Treatment with ASA might positively influence the outcome of pregnancy due to reduced probability of placental infarctions. Reports of case series of patients that received low dose ASA showed increase in live births and fewer miscarriages or other pregnancy complications [2,29]. The addition of LMWH is not recommended even if there are published reports of successful pregnancies after the combination of both drugs in women with history of severe pregnancy complications including fetal death. However, LMWH is reasonable to be considered in women with history of thromboembolic events in the past and high-risk pregnancies for thrombotic potential (for instance immobilization, twin-pregnancies, high body weight of the patient) or presence of antiphosphilipid syndrome . Inherited thrombophilia like presence of heterozygous F-Leiden mutation, in the absence of positive thrombotic family history, is not a definite indication for anticoagulation in all trimesters. However, special attention should be made during third trimester when LMWH should be initiated until six weeks postpartum.

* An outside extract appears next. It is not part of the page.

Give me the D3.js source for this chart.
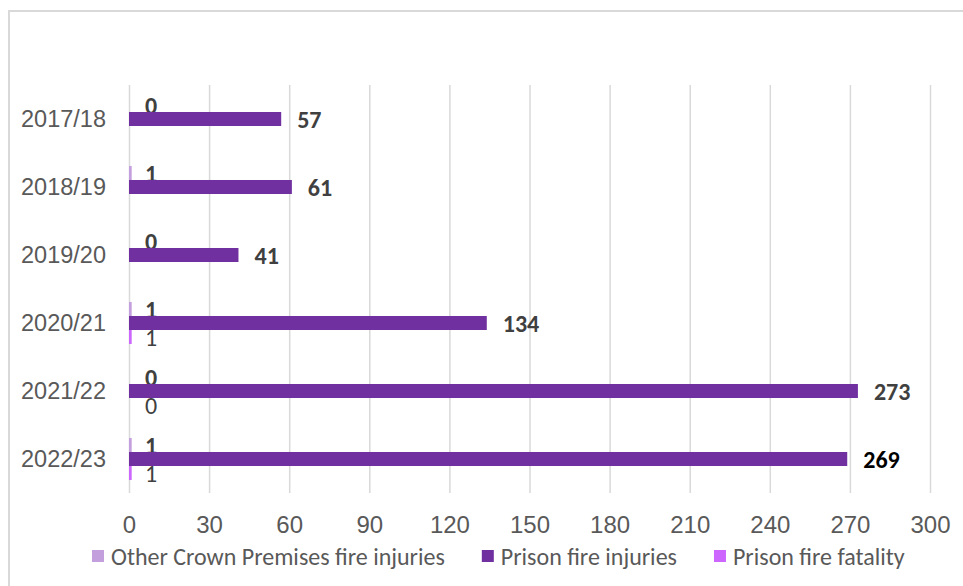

The results of published cases possibly include bias concerning the high rates of miscarriages and pregnancy complications because there is a trend to publish the adverse pregnancy outcome or how to approach a patient with a high-risk pregnancy or with a past history of miscarriages and severe complications including IUGR or fetal death. Thus, prospective studies are needed in order to reconsider the risk of pregnancies, to find the patients who could benefit of more intensive anticoagulation or cytoreductive treatment focusing on the safety of drugs for both the pregnant patient and the fetus.